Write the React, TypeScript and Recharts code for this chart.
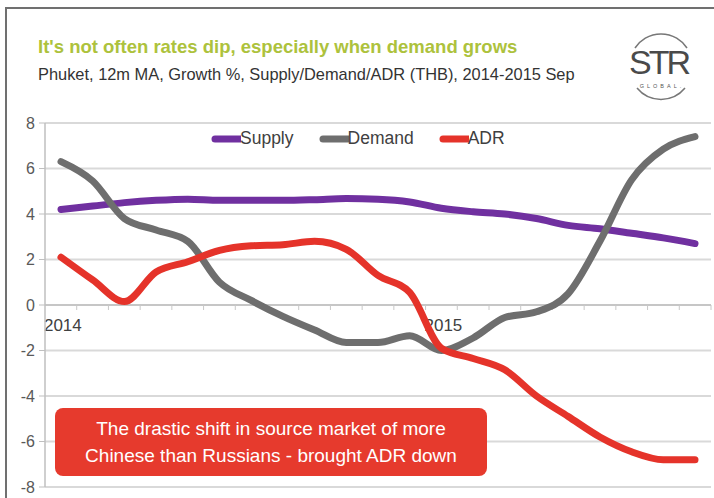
import React from 'react';
import {
  LineChart,
  Line,
  XAxis,
  YAxis,
  CartesianGrid,
  ReferenceLine,
  Legend,
} from 'recharts';

// monthly, Jan 2014 - Sep 2015
const months = [
  'Jan 2014', 'Feb 2014', 'Mar 2014', 'Apr 2014', 'May 2014', 'Jun 2014',
  'Jul 2014', 'Aug 2014', 'Sep 2014', 'Oct 2014', 'Nov 2014', 'Dec 2014',
  'Jan 2015', 'Feb 2015', 'Mar 2015', 'Apr 2015', 'May 2015', 'Jun 2015',
  'Jul 2015', 'Aug 2015', 'Sep 2015',
];

const supply = [
  4.2, 4.35, 4.5, 4.6, 4.65, 4.6, 4.6, 4.6, 4.63, 4.68, 4.65, 4.53,
  4.25, 4.1, 4.0, 3.8, 3.5, 3.35, 3.15, 2.95, 2.7,
];
const demand = [
  6.3, 5.45, 3.8, 3.3, 2.8, 1.0, 0.2, -0.5, -1.1, -1.65, -1.65, -1.35,
  -2.0, -1.45, -0.55, -0.3, 0.5, 2.8, 5.5, 6.85, 7.4,
];
const adr = [
  2.1, 1.1, 0.15, 1.45, 1.9, 2.4, 2.6, 2.65, 2.8, 2.45, 1.3, 0.55,
  -1.9, -2.35, -2.85, -4.0, -4.9, -5.8, -6.45, -6.8, -6.8,
];

const seriesNames = ['Supply', 'Demand', 'ADR'];
const yTicks = [-8, -6, -4, -2, 0, 2, 4, 6, 8];

const data = months.map((m, i) => ({
  month: m,
  Supply: supply[i],
  Demand: demand[i],
  ADR: adr[i],
}));

const FONT = '"Liberation Sans", Arial, sans-serif';

// zero line acts as the category axis: boundary ticks + year labels
const ZeroAxis = (props: any) => {
  const { x1, x2, y1 } = props;
  const left = Math.min(x1, x2);
  const right = Math.max(x1, x2);
  const step = (right - left) / months.length;
  return (
    <g>
      <line x1={left} x2={right} y1={y1} y2={y1} stroke="#bfbfbf" strokeWidth={1.5} />
      {months.map((m, i) => (
        <line
          key={'t' + i}
          x1={left + (i + 1) * step}
          x2={left + (i + 1) * step}
          y1={y1}
          y2={y1 + 5}
          stroke="#c8c8c8"
          strokeWidth={1}
        />
      ))}
      {months.map((m, i) =>
        m.startsWith('Jan') ? (
          <text
            key={'l' + i}
            x={left + (i + 0.5) * step + 2}
            y={y1 + 26}
            textAnchor="middle"
            fontSize={17}
            fill="#404040"
            fontFamily={FONT}
          >
            {m.slice(4)}
          </text>
        ) : null
      )}
    </g>
  );
};

const LegendContent = (props: any) => {
  const items = [...(props.payload || [])].sort(
    (a: any, b: any) => seriesNames.indexOf(a.value) - seriesNames.indexOf(b.value)
  );
  return (
    <div style={{ display: 'flex', alignItems: 'center', fontFamily: FONT }}>
      {items.map((entry: any) => (
        <div
          key={entry.value}
          style={{ display: 'flex', alignItems: 'center', marginRight: 25 }}
        >
          <svg width={30} height={12} style={{ display: 'block' }}>
            <line
              x1={4}
              x2={30}
              y1={6}
              y2={6}
              stroke={entry.color}
              strokeWidth={7}
              strokeLinecap="round"
            />
          </svg>
          <span style={{ fontSize: 17.5, color: '#404040', marginLeft: -1 }}>
            {entry.value}
          </span>
        </div>
      ))}
    </div>
  );
};

const Logo = () => (
  <svg
    width={80}
    height={80}
    style={{ position: 'absolute', left: 621, top: 26 }}
  >
    <path d="M 14 22 A 31 31 0 0 1 66 22" fill="none" stroke="#777" strokeWidth={1.5} />
    <path d="M 16 62 A 31 31 0 0 0 64 62" fill="none" stroke="#777" strokeWidth={1.5} />
    <text
      x={39}
      y={48}
      textAnchor="middle"
      fontSize={34}
      fontFamily={FONT}
      fill="#4a4a4a"
      textLength={62}
    >
      STR
    </text>
    <text
      x={41}
      y={61.5}
      textAnchor="middle"
      fontSize={5.5}
      fontFamily={FONT}
      fill="#555"
      letterSpacing={3}
    >
      GLOBAL.
    </text>
  </svg>
);

const App = () => {
  return (
    <div
      style={{
        position: 'absolute',
        left: 0,
        top: 0,
        width: 714,
        height: 498,
        overflow: 'hidden',
        background: '#ffffff',
        fontFamily: FONT,
      }}
    >
      {/* frame */}
      <div
        style={{
          position: 'absolute',
          left: 5,
          top: 7,
          width: 760,
          height: 560,
          borderTop: '2px solid #707070',
          borderLeft: '2px solid #707070',
        }}
      />

      <div
        style={{
          position: 'absolute',
          left: 38,
          top: 36,
          fontSize: 18.5,
          fontWeight: 'bold',
          color: '#adc23c',
          whiteSpace: 'nowrap',
        }}
      >
        It's not often rates dip, especially when demand grows
      </div>
      <div
        style={{
          position: 'absolute',
          left: 38,
          top: 65,
          fontSize: 16.4,
          color: '#333333',
          whiteSpace: 'nowrap',
        }}
      >
        Phuket, 12m MA, Growth %, Supply/Demand/ADR (THB), 2014-2015 Sep
      </div>
      <Logo />

      <div style={{ position: 'absolute', left: 0, top: 0 }}>
        <LineChart
          width={714}
          height={498}
          data={data}
          margin={{ top: 123, right: 3, bottom: 11, left: 5 }}
        >
          <CartesianGrid
            horizontal
            vertical={false}
            stroke="#d9d9d9"
            strokeWidth={2}
          />
          <XAxis dataKey="month" hide padding={{ left: 16, right: 16 }} />
          <YAxis
            width={40}
            domain={[-8, 8]}
            ticks={yTicks}
            interval={0}
            tick={{ fontSize: 16, fill: '#595959', fontFamily: FONT }}
            tickSize={6}
            tickMargin={4}
            tickLine={{ stroke: '#bfbfbf' }}
            axisLine={{ stroke: '#bfbfbf', strokeWidth: 1.5 }}
          />
          <ReferenceLine y={0} shape={ZeroAxis} />
          <Legend
            layout="horizontal"
            verticalAlign="middle"
            align="center"
            wrapperStyle={{ top: 128, left: 211, width: 330 }}
            content={LegendContent}
          />
          <Line
            type="monotone"
            dataKey="Supply"
            stroke="#7030a0"
            strokeWidth={7}
            strokeLinecap="round"
            dot={false}
            activeDot={false}
            isAnimationActive={false}
          />
          <Line
            type="monotone"
            dataKey="Demand"
            stroke="#6e6e6e"
            strokeWidth={7}
            strokeLinecap="round"
            dot={false}
            activeDot={false}
            isAnimationActive={false}
          />
          <Line
            type="monotone"
            dataKey="ADR"
            stroke="#e5332a"
            strokeWidth={7}
            strokeLinecap="round"
            dot={false}
            activeDot={false}
            isAnimationActive={false}
          />
        </LineChart>
      </div>

      {/* annotation */}
      <div
        style={{
          position: 'absolute',
          left: 55,
          top: 408,
          width: 432,
          height: 68,
          background: '#e63a2d',
          borderRadius: 8,
          color: '#ffffff',
          fontSize: 19,
          lineHeight: '27px',
          textAlign: 'center',
          display: 'flex',
          flexDirection: 'column',
          justifyContent: 'center',
        }}
      >
        <div>The drastic shift in source market of more</div>
        <div>Chinese than Russians - brought ADR down</div>
      </div>
    </div>
  );
};

export default App;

Written request. Go through the material above and print all of it exactly, except the pictures.

Expected answer.
Write the React, TypeScript and Recharts code for this chart.
import React from 'react';
import {
  LineChart,
  Line,
  XAxis,
  YAxis,
  CartesianGrid,
  ReferenceLine,
  Legend,
} from 'recharts';

// monthly, Jan 2014 - Sep 2015
const months = [
  'Jan 2014', 'Feb 2014', 'Mar 2014', 'Apr 2014', 'May 2014', 'Jun 2014',
  'Jul 2014', 'Aug 2014', 'Sep 2014', 'Oct 2014', 'Nov 2014', 'Dec 2014',
  'Jan 2015', 'Feb 2015', 'Mar 2015', 'Apr 2015', 'May 2015', 'Jun 2015',
  'Jul 2015', 'Aug 2015', 'Sep 2015',
];

const supply = [
  4.2, 4.35, 4.5, 4.6, 4.65, 4.6, 4.6, 4.6, 4.63, 4.68, 4.65, 4.53,
  4.25, 4.1, 4.0, 3.8, 3.5, 3.35, 3.15, 2.95, 2.7,
];
const demand = [
  6.3, 5.45, 3.8, 3.3, 2.8, 1.0, 0.2, -0.5, -1.1, -1.65, -1.65, -1.35,
  -2.0, -1.45, -0.55, -0.3, 0.5, 2.8, 5.5, 6.85, 7.4,
];
const adr = [
  2.1, 1.1, 0.15, 1.45, 1.9, 2.4, 2.6, 2.65, 2.8, 2.45, 1.3, 0.55,
  -1.9, -2.35, -2.85, -4.0, -4.9, -5.8, -6.45, -6.8, -6.8,
];

const seriesNames = ['Supply', 'Demand', 'ADR'];
const yTicks = [-8, -6, -4, -2, 0, 2, 4, 6, 8];

const data = months.map((m, i) => ({
  month: m,
  Supply: supply[i],
  Demand: demand[i],
  ADR: adr[i],
}));

const FONT = '"Liberation Sans", Arial, sans-serif';

// zero line acts as the category axis: boundary ticks + year labels
const ZeroAxis = (props: any) => {
  const { x1, x2, y1 } = props;
  const left = Math.min(x1, x2);
  const right = Math.max(x1, x2);
  const step = (right - left) / months.length;
  return (
    <g>
      <line x1={left} x2={right} y1={y1} y2={y1} stroke="#bfbfbf" strokeWidth={1.5} />
      {months.map((m, i) => (
        <line
          key={'t' + i}
          x1={left + (i + 1) * step}
          x2={left + (i + 1) * step}
          y1={y1}
          y2={y1 + 5}
          stroke="#c8c8c8"
          strokeWidth={1}
        />
      ))}
      {months.map((m, i) =>
        m.startsWith('Jan') ? (
          <text
            key={'l' + i}
            x={left + (i + 0.5) * step + 2}
            y={y1 + 26}
            textAnchor="middle"
            fontSize={17}
            fill="#404040"
            fontFamily={FONT}
          >
            {m.slice(4)}
          </text>
        ) : null
      )}
    </g>
  );
};

const LegendContent = (props: any) => {
  const items = [...(props.payload || [])].sort(
    (a: any, b: any) => seriesNames.indexOf(a.value) - seriesNames.indexOf(b.value)
  );
  return (
    <div style={{ display: 'flex', alignItems: 'center', fontFamily: FONT }}>
      {items.map((entry: any) => (
        <div
          key={entry.value}
          style={{ display: 'flex', alignItems: 'center', marginRight: 25 }}
        >
          <svg width={30} height={12} style={{ display: 'block' }}>
            <line
              x1={4}
              x2={30}
              y1={6}
              y2={6}
              stroke={entry.color}
              strokeWidth={7}
              strokeLinecap="round"
            />
          </svg>
          <span style={{ fontSize: 17.5, color: '#404040', marginLeft: -1 }}>
            {entry.value}
          </span>
        </div>
      ))}
    </div>
  );
};

const Logo = () => (
  <svg
    width={80}
    height={80}
    style={{ position: 'absolute', left: 621, top: 26 }}
  >
    <path d="M 14 22 A 31 31 0 0 1 66 22" fill="none" stroke="#777" strokeWidth={1.5} />
    <path d="M 16 62 A 31 31 0 0 0 64 62" fill="none" stroke="#777" strokeWidth={1.5} />
    <text
      x={39}
      y={48}
      textAnchor="middle"
      fontSize={34}
      fontFamily={FONT}
      fill="#4a4a4a"
      textLength={62}
    >
      STR
    </text>
    <text
      x={41}
      y={61.5}
      textAnchor="middle"
      fontSize={5.5}
      fontFamily={FONT}
      fill="#555"
      letterSpacing={3}
    >
      GLOBAL.
    </text>
  </svg>
);

const App = () => {
  return (
    <div
      style={{
        position: 'absolute',
        left: 0,
        top: 0,
        width: 714,
        height: 498,
        overflow: 'hidden',
        background: '#ffffff',
        fontFamily: FONT,
      }}
    >
      {/* frame */}
      <div
        style={{
          position: 'absolute',
          left: 5,
          top: 7,
          width: 760,
          height: 560,
          borderTop: '2px solid #707070',
          borderLeft: '2px solid #707070',
        }}
      />

      <div
        style={{
          position: 'absolute',
          left: 38,
          top: 36,
          fontSize: 18.5,
          fontWeight: 'bold',
          color: '#adc23c',
          whiteSpace: 'nowrap',
        }}
      >
        It's not often rates dip, especially when demand grows
      </div>
      <div
        style={{
          position: 'absolute',
          left: 38,
          top: 65,
          fontSize: 16.4,
          color: '#333333',
          whiteSpace: 'nowrap',
        }}
      >
        Phuket, 12m MA, Growth %, Supply/Demand/ADR (THB), 2014-2015 Sep
      </div>
      <Logo />

      <div style={{ position: 'absolute', left: 0, top: 0 }}>
        <LineChart
          width={714}
          height={498}
          data={data}
          margin={{ top: 123, right: 3, bottom: 11, left: 5 }}
        >
          <CartesianGrid
            horizontal
            vertical={false}
            stroke="#d9d9d9"
            strokeWidth={2}
          />
          <XAxis dataKey="month" hide padding={{ left: 16, right: 16 }} />
          <YAxis
            width={40}
            domain={[-8, 8]}
            ticks={yTicks}
            interval={0}
            tick={{ fontSize: 16, fill: '#595959', fontFamily: FONT }}
            tickSize={6}
            tickMargin={4}
            tickLine={{ stroke: '#bfbfbf' }}
            axisLine={{ stroke: '#bfbfbf', strokeWidth: 1.5 }}
          />
          <ReferenceLine y={0} shape={ZeroAxis} />
          <Legend
            layout="horizontal"
            verticalAlign="middle"
            align="center"
            wrapperStyle={{ top: 128, left: 211, width: 330 }}
            content={LegendContent}
          />
          <Line
            type="monotone"
            dataKey="Supply"
            stroke="#7030a0"
            strokeWidth={7}
            strokeLinecap="round"
            dot={false}
            activeDot={false}
            isAnimationActive={false}
          />
          <Line
            type="monotone"
            dataKey="Demand"
            stroke="#6e6e6e"
            strokeWidth={7}
            strokeLinecap="round"
            dot={false}
            activeDot={false}
            isAnimationActive={false}
          />
          <Line
            type="monotone"
            dataKey="ADR"
            stroke="#e5332a"
            strokeWidth={7}
            strokeLinecap="round"
            dot={false}
            activeDot={false}
            isAnimationActive={false}
          />
        </LineChart>
      </div>

      {/* annotation */}
      <div
        style={{
          position: 'absolute',
          left: 55,
          top: 408,
          width: 432,
          height: 68,
          background: '#e63a2d',
          borderRadius: 8,
          color: '#ffffff',
          fontSize: 19,
          lineHeight: '27px',
          textAlign: 'center',
          display: 'flex',
          flexDirection: 'column',
          justifyContent: 'center',
        }}
      >
        <div>The drastic shift in source market of more</div>
        <div>Chinese than Russians - brought ADR down</div>
      </div>
    </div>
  );
};

export default App;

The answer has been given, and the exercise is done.